Exercise prompt >>
Only the lines from the start of the data through the line containing "None, 0, 120]" should be written out, exactly as they are, with both ends included and the pictures left out.

-------

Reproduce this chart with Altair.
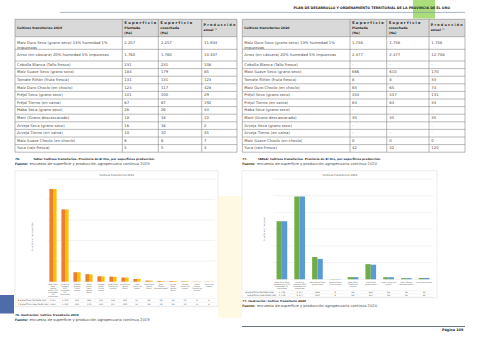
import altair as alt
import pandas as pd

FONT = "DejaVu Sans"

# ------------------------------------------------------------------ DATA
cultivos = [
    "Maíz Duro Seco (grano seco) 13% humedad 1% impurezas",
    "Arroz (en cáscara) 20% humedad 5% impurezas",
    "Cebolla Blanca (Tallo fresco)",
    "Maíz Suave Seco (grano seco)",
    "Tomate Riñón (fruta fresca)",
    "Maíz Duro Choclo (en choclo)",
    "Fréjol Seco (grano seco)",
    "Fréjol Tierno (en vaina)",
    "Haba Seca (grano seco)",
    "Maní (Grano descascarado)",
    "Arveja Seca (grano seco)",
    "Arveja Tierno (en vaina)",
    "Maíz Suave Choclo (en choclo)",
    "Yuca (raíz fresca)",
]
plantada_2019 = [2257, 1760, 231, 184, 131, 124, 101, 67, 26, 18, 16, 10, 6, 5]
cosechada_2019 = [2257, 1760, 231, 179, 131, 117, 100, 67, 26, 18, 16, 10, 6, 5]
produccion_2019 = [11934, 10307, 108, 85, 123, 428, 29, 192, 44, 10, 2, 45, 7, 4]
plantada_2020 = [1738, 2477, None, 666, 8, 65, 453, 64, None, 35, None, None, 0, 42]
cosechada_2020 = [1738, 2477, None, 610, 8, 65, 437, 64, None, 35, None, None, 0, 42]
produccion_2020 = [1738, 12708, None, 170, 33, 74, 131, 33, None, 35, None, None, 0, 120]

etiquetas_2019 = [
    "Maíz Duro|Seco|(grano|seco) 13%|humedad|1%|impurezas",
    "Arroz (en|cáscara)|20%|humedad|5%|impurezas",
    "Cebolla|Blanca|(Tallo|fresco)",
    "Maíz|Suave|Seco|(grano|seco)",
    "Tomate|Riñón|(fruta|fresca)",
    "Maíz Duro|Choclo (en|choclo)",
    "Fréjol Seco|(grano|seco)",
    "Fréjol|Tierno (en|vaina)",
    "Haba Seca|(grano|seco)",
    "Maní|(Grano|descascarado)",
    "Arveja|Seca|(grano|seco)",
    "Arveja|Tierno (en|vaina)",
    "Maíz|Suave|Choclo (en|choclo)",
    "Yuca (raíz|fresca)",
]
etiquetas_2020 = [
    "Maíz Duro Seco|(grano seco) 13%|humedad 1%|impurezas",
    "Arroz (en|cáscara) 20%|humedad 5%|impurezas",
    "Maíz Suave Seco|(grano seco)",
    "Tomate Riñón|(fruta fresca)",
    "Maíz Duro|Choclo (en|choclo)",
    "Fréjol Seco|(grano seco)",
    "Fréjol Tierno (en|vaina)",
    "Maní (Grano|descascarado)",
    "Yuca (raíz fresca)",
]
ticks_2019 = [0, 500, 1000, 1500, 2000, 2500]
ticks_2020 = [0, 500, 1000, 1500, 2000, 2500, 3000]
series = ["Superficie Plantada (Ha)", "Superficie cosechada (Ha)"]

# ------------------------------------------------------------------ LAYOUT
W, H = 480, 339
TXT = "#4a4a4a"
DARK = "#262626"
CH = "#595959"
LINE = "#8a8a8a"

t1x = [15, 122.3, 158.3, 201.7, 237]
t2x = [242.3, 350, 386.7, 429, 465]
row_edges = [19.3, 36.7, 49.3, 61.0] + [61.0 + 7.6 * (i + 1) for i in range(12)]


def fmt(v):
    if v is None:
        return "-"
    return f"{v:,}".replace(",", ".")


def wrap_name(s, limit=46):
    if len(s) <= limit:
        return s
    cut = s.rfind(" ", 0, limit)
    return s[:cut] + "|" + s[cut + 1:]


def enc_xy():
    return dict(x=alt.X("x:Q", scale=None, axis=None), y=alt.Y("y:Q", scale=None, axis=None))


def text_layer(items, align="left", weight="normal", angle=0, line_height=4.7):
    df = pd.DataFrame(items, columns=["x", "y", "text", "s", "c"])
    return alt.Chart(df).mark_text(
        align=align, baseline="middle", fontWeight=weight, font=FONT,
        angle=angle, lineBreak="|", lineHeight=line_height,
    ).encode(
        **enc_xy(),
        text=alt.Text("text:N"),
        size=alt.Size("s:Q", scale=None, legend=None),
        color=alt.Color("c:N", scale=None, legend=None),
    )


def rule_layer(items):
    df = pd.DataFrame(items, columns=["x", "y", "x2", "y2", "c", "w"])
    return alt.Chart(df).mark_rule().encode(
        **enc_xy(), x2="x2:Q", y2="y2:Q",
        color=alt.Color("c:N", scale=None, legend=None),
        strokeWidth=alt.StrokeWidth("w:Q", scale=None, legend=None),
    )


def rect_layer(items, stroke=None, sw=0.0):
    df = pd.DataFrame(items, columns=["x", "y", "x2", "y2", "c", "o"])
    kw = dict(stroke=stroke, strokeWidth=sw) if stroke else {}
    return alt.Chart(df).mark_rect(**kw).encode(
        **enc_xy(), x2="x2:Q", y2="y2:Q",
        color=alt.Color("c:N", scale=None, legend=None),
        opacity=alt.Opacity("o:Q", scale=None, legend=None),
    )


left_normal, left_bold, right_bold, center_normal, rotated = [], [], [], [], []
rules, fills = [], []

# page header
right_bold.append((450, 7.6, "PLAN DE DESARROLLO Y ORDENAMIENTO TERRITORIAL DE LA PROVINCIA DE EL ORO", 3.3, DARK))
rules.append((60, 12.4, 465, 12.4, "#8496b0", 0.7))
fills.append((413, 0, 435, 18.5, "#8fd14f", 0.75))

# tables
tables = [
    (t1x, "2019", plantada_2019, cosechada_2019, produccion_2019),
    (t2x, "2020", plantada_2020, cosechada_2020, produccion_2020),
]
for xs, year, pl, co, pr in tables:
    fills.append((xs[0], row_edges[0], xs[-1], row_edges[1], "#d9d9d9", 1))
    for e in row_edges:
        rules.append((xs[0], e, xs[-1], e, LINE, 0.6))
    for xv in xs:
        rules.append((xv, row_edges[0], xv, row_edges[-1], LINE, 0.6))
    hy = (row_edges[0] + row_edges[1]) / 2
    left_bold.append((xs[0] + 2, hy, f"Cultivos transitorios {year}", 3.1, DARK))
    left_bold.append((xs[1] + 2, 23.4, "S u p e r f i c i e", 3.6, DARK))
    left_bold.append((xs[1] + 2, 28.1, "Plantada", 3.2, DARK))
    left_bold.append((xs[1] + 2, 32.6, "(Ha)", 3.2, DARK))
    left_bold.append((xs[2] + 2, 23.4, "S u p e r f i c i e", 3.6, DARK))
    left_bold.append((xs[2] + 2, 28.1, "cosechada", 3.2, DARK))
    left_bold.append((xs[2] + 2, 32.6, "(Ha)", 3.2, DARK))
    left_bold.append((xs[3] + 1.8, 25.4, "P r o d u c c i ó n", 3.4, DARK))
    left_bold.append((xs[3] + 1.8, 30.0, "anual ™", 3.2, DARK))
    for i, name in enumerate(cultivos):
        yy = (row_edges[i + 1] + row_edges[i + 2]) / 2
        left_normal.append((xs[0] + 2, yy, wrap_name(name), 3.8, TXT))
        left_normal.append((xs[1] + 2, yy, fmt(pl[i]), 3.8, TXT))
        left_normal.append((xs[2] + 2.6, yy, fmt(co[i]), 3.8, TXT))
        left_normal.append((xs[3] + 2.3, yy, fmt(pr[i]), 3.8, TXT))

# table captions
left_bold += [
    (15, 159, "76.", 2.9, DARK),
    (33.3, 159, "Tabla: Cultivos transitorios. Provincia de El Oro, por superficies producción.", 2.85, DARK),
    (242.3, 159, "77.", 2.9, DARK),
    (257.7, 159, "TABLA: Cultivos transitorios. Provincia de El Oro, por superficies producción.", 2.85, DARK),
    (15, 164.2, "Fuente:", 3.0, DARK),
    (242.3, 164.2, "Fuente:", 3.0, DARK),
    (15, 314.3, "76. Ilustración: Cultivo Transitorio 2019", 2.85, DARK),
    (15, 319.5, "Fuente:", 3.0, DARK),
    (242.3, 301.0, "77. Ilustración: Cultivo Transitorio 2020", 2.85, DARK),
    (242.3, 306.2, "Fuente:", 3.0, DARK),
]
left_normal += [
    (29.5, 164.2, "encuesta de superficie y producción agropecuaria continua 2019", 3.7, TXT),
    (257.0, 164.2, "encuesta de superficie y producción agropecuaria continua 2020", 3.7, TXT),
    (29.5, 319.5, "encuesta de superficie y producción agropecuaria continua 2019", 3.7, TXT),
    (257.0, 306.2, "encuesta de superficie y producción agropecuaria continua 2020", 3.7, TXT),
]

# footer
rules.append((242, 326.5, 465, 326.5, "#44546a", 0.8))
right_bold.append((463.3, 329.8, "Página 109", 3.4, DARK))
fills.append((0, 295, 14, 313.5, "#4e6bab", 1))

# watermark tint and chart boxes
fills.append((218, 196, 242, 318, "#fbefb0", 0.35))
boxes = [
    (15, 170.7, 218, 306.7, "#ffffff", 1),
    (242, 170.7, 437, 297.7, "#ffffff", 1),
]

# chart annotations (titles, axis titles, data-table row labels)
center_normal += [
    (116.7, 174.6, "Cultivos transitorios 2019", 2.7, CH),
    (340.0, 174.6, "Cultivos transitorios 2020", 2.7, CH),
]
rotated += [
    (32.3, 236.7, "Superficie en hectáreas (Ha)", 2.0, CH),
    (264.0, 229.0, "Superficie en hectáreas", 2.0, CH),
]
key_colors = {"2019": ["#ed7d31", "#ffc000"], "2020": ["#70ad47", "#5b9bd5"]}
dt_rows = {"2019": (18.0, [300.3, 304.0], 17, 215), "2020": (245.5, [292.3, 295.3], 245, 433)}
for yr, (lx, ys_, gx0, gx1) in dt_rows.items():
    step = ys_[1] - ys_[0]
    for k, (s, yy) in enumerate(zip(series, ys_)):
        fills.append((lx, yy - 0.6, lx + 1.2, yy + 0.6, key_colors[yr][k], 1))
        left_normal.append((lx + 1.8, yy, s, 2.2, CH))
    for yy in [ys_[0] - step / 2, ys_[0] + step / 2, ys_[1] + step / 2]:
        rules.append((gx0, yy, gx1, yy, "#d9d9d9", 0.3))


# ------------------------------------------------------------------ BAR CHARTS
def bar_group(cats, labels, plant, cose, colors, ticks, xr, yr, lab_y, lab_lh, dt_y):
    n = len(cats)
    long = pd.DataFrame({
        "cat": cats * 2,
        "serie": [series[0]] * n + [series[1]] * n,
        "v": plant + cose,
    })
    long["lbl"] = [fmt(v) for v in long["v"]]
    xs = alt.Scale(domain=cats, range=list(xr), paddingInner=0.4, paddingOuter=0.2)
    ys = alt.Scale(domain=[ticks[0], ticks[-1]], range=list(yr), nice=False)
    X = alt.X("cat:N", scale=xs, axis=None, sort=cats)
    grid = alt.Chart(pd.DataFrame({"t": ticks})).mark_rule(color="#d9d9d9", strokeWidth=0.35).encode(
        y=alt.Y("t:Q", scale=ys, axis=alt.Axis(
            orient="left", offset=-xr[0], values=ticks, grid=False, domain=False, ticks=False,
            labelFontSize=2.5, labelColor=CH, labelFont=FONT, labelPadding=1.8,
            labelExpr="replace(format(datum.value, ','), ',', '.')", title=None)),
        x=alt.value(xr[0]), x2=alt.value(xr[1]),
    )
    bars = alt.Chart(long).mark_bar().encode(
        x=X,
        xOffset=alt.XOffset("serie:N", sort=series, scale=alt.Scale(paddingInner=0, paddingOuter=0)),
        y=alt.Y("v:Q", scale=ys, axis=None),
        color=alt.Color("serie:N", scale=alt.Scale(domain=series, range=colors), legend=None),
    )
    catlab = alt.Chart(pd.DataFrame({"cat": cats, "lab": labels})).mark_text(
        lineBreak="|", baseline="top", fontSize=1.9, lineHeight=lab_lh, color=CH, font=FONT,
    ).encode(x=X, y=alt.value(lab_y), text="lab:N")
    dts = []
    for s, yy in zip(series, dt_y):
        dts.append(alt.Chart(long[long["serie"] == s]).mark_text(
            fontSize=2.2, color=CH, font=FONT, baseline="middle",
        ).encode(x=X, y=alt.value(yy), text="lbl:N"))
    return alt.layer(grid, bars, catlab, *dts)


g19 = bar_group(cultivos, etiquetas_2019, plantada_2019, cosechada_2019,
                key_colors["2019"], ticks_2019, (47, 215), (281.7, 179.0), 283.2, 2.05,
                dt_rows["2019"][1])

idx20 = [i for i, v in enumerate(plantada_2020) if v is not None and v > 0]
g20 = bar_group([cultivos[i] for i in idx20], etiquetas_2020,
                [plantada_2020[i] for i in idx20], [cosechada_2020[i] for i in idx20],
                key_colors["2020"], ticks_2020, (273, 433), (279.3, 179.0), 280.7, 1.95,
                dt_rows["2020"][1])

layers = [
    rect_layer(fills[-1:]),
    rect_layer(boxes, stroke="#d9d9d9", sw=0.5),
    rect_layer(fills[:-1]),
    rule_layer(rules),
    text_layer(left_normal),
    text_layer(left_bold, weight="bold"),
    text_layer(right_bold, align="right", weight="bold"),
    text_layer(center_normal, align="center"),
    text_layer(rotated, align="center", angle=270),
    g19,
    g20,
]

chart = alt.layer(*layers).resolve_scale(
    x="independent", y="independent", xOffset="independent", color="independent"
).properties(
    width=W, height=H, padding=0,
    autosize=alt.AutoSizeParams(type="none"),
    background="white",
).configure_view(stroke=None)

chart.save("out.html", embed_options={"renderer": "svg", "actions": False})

-------

The completed task >>
Reproduce this chart with Altair.
import altair as alt
import pandas as pd

FONT = "DejaVu Sans"

# ------------------------------------------------------------------ DATA
cultivos = [
    "Maíz Duro Seco (grano seco) 13% humedad 1% impurezas",
    "Arroz (en cáscara) 20% humedad 5% impurezas",
    "Cebolla Blanca (Tallo fresco)",
    "Maíz Suave Seco (grano seco)",
    "Tomate Riñón (fruta fresca)",
    "Maíz Duro Choclo (en choclo)",
    "Fréjol Seco (grano seco)",
    "Fréjol Tierno (en vaina)",
    "Haba Seca (grano seco)",
    "Maní (Grano descascarado)",
    "Arveja Seca (grano seco)",
    "Arveja Tierno (en vaina)",
    "Maíz Suave Choclo (en choclo)",
    "Yuca (raíz fresca)",
]
plantada_2019 = [2257, 1760, 231, 184, 131, 124, 101, 67, 26, 18, 16, 10, 6, 5]
cosechada_2019 = [2257, 1760, 231, 179, 131, 117, 100, 67, 26, 18, 16, 10, 6, 5]
produccion_2019 = [11934, 10307, 108, 85, 123, 428, 29, 192, 44, 10, 2, 45, 7, 4]
plantada_2020 = [1738, 2477, None, 666, 8, 65, 453, 64, None, 35, None, None, 0, 42]
cosechada_2020 = [1738, 2477, None, 610, 8, 65, 437, 64, None, 35, None, None, 0, 42]
produccion_2020 = [1738, 12708, None, 170, 33, 74, 131, 33, None, 35, None, None, 0, 120]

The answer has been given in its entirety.